Why the tubegun?

Why the tubegun?

May 9, 2012 by geliseo - No Comments

Why the tube gun?


I get asked this question in different ways quite frequently; I believe the tube chassis system has some distinct advantages over conventional gunstocks:


Conventional gunstocks;

In conventional rifle stocks the recoil lug hangs down below the action into the bedding area, the recoil impulse doesn’t go straight back into the stock (and ultimately the shooters shoulder) in a straight line, but instead makes an abrupt change of direction through the recoil lug, this “moment of angle” turns the recoil lug into a lever or sorts, which works itself back and forth in the bedding eventually wearing the bedding to the point where it needs replacing, it’s easily visualized like this; try holding a ruler by the end, now push down on the ruler at the other end, you get the idea, not a very efficient way to transfer a load, this is why recoil lugs have become thicker and thicker, in an attempt to counter the flexing and working action that takes place during recoil. There have been several manufacturers who have done away with the bedding altogether by inserting an aluminum block into the stock which eliminates the need for bedding which is an improvement but does nothing to “straighten out” the recoil forces so the inefficiency of energy transfer remains.


Tube chassis systems;

Now try this; take your index finger and thumb and form a “O”  place a  flat plate on top of the “O” and push down in the middle of the plate, you can see just how much more efficient a way to handle thrust that is, because the barreled action is fitted with a recoil “disc” and it sets in contact with the front of the sleeve where the action is mounted, the recoil energy is transferred around the action into the stock in a straight line, causing no stress on the joint between the barrel and action and eliminating any “bending moment”. This is what is at the crux of what makes the tube chassis so inherently accurate. But there’s more, unlike conventional stocks which have varying degrees of “drop” (the difference in height between the bore centerline and the top of the butt plate, the tube chassis system is what’s known as an “inline design” meaning the centerline of the bore is lower and runs through the butt plate into the shoulder, the net result is a recoil impulse that has less vertical “leap” and is more of a straight push, I have people all the time remark that the  rifle “recoils less” but what they‘re really experiencing is less vertical motion under recoil, the low bore centerline height also allows another important advantage, because the bolt travels under your face you can operate the rifle without having to lift your face from the cheek piece, so during rapid fire you never loose your sight picture.

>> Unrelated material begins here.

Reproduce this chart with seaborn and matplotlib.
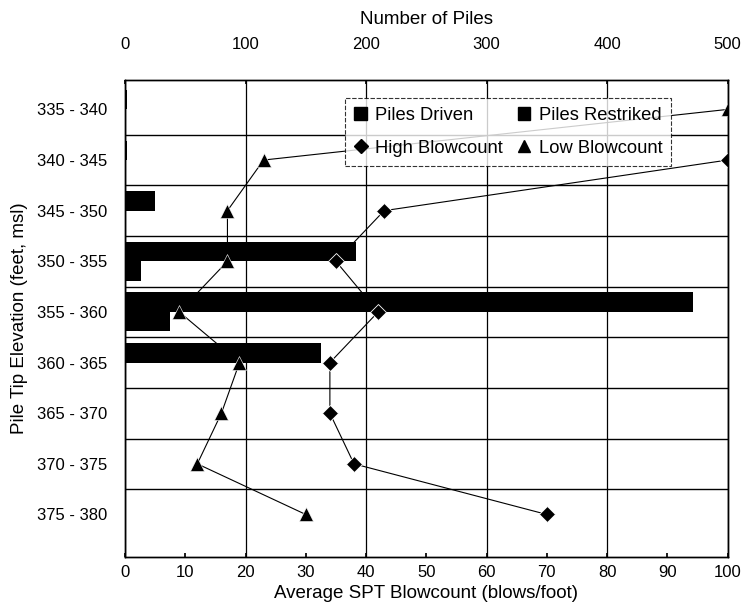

Finally the tube chassis system is highly adaptable to a wide variety of shooting disciplines, because of it’s modular design you could have one rifle to shoot “across the course, long range prone, tactical, F class and be fully competitive, even hunting by just changing the way it’s configured. So not only does the design of tube chassis system have outstanding accuracy potential, the design also helps you to shoot more accurately!